Typical patterns to explore:

  • Current records only (one row per user_id):
select *
from users_clean_snapshot
where _ff_is_current = true;
  • History of a single user:
select *
from users_clean_snapshot
where user_id = 42
order by _ff_valid_from;

This makes it easy to answer questions like “what did we know about this user on date X?”.

Snapshot CLI & retention

The snapshot demo uses the dedicated entry point:

fft snapshot run . --env dev_duckdb --select tag:example:snapshot_demo

In addition, the CLI supports retention and pruning flags (once implemented in your code base):

  • --prune – enables pruning of old snapshot rows.
  • --keep-last N – when used with --prune, keeps only the last N versions per key.
  • --dry-run – shows which rows would be pruned without actually deleting anything.

Example:

# Keep only the last 3 versions per user_id; just show the plan
fft snapshot run . \
  --env dev_duckdb \
  --select tag:example:snapshot_demo \
  --prune --keep-last 3 --dry-run

# Apply the pruning for real
fft snapshot run . \
  --env dev_duckdb \
  --select tag:example:snapshot_demo \
  --prune --keep-last 3

This is especially useful when snapshot tables grow large and you only care about a bounded history window for most use cases.

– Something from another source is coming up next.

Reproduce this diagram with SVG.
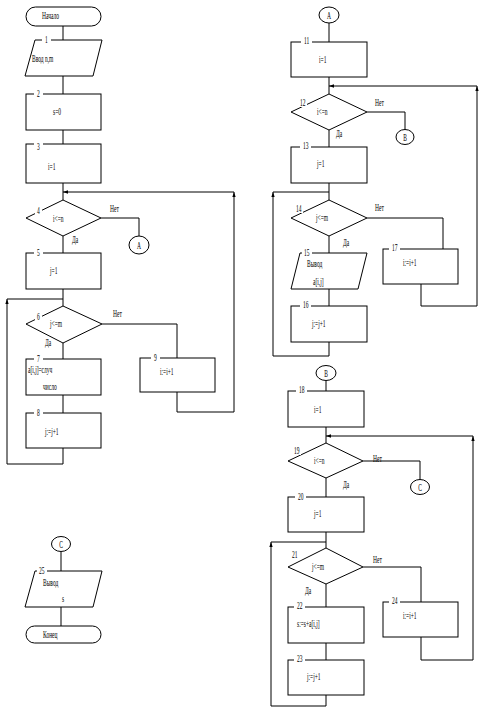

Interaction with regular runs

Two important rules:

  1. Snapshot models are not part of fft run They’re intentionally excluded to keep regular pipeline runs stateless and predictable. If a snapshot model is accidentally selected in fft run, FFT surfaces a clear error:

Snapshot models cannot be executed via 'fft run'. Use 'fft snapshot run' instead.

  1. Snapshots depend on upstream models In the demo, users_clean_snapshot depends on users_clean.ff. The typical flow is:
fft run . --env dev_duckdb --select tag:example:basic_demo
fft snapshot run . --env dev_duckdb --select tag:example:snapshot_demo
  • fft run ensures users_clean is fresh.
  • fft snapshot run compares the new users_clean rows with the existing snapshot table and writes history changes.